SUPPLIED INFORMATION =
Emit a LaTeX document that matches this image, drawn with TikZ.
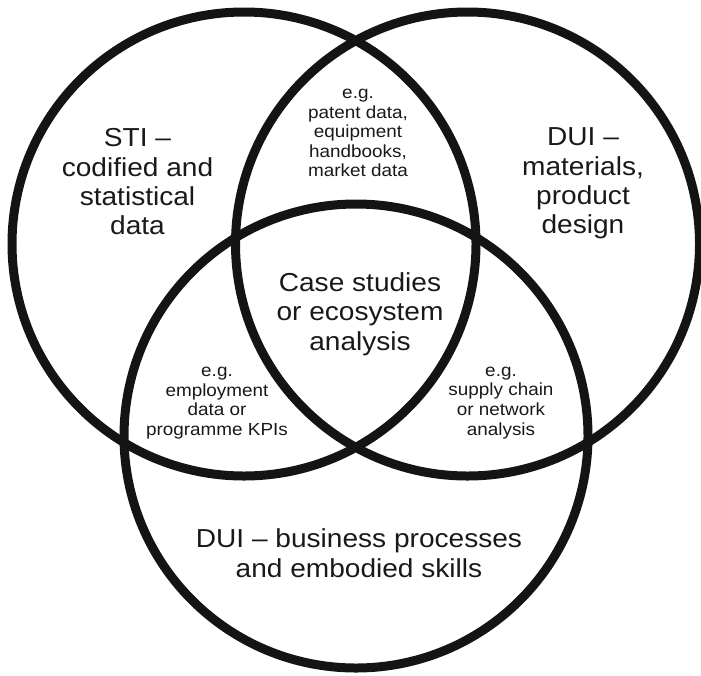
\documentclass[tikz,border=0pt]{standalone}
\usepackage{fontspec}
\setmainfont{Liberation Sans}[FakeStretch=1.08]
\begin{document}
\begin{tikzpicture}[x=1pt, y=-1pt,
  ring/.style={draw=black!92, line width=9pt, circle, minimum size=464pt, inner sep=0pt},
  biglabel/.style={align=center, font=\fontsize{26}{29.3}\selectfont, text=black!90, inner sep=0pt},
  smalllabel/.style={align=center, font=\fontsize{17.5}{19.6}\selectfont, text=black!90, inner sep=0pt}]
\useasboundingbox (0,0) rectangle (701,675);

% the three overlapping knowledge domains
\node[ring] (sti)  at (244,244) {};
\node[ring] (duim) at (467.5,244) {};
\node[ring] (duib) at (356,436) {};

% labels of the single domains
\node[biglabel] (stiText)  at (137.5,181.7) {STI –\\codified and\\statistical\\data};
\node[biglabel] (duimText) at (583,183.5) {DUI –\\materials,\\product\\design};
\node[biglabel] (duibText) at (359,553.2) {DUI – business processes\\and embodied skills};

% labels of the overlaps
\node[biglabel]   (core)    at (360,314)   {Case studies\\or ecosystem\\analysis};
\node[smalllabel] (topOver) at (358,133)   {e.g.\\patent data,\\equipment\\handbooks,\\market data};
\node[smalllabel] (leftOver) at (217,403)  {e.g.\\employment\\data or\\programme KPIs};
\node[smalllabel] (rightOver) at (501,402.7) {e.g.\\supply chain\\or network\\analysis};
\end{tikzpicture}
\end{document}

TASK TO CARRY OUT = Return only the lines running from the top of the data to the line that holds "(duibText) at (359,553.2)". Include both of those lines, but skip the pictures.

RESPONSE TO THIS TASK =
Emit a LaTeX document that matches this image, drawn with TikZ.
\documentclass[tikz,border=0pt]{standalone}
\usepackage{fontspec}
\setmainfont{Liberation Sans}[FakeStretch=1.08]
\begin{document}
\begin{tikzpicture}[x=1pt, y=-1pt,
  ring/.style={draw=black!92, line width=9pt, circle, minimum size=464pt, inner sep=0pt},
  biglabel/.style={align=center, font=\fontsize{26}{29.3}\selectfont, text=black!90, inner sep=0pt},
  smalllabel/.style={align=center, font=\fontsize{17.5}{19.6}\selectfont, text=black!90, inner sep=0pt}]
\useasboundingbox (0,0) rectangle (701,675);

% the three overlapping knowledge domains
\node[ring] (sti)  at (244,244) {};
\node[ring] (duim) at (467.5,244) {};
\node[ring] (duib) at (356,436) {};

% labels of the single domains
\node[biglabel] (stiText)  at (137.5,181.7) {STI –\\codified and\\statistical\\data};
\node[biglabel] (duimText) at (583,183.5) {DUI –\\materials,\\product\\design};
\node[biglabel] (duibText) at (359,553.2) {DUI – business processes\\and embodied skills};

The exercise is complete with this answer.